Ökologisches Fehlverhalten der Menschen war es, das Rosa L. so schmerzte. Empfindsam, wie sie war, bekannte Rosa L. gegenüber Sophie Liebknecht in einem Brief vom 2. Mai 1917, sie fühle sich „innerlich in so einem Stückchen Garten ... oder im Feld unter Hummeln und Gras viel mehr in meiner Heimat als - auf einem Parteitag.“ Und Rosa L. fügte dem hinzu: „Ihnen kann ich ja wohl das alles ruhig sagen: Sie werden nicht gleich Verrat am Sozialismus wittern.“
Rosa L. gehörte zu denen, die, wie wir heute vielleicht sagen würden, in ökologischen Denkansätzen kein Abweichen von der sozialistischen Idee sahen.

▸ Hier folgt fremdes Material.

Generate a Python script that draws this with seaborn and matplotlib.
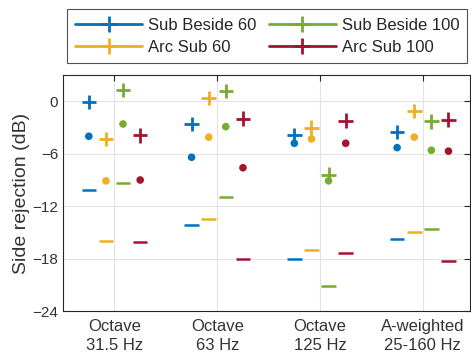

Und Rosa L. schrieb ans Sophie L. eben nicht einfach, daß ihr „innerstes Ich“ den Kohlmeisen gehört. In dem in der Kolumne zitierten Brief an Sophie L. bekannte Rosa L.. „Aber mein innerstes Ich gehört mehr meinen Kohlmeisen als den .Genossen' “ Würde man da dem Leser möglicherweise zuviel zumuten? Könnte er da vielleicht auf abwegige Gedanken kommen? Oder ist Rosa L. manchen Leuten unbequem? Daß sie Kohlmeisen mochte, das geht ja noch. Aber daß sie die Kohlmeisen ihren
„Genossen vorzog? Wie sollte man das verstehen?
Übrigens fand Rosa L. (das schrieb sie ebenfalls am 2. Mai 1917) „auch in der Natur auf Schritt und Tritt so viel Grausames, daß ich sehr leide“ Dennoch meinte sie, „die Menschen sind doch das allergemeinste“ und: „Jetzt schließt man sich an die Tiere noch mehr an, wo die Menschen so gemein sind.“ (in zwei Briefen an Kostja Zetkin Nov 1914)
Wie der Leser weiß, hatten sich viele „Genossen“ gerade einer großen Koalition angeschlossen, gegen die Interessen des eigenen Landes, des übrigen Europa, der ganzen Welt.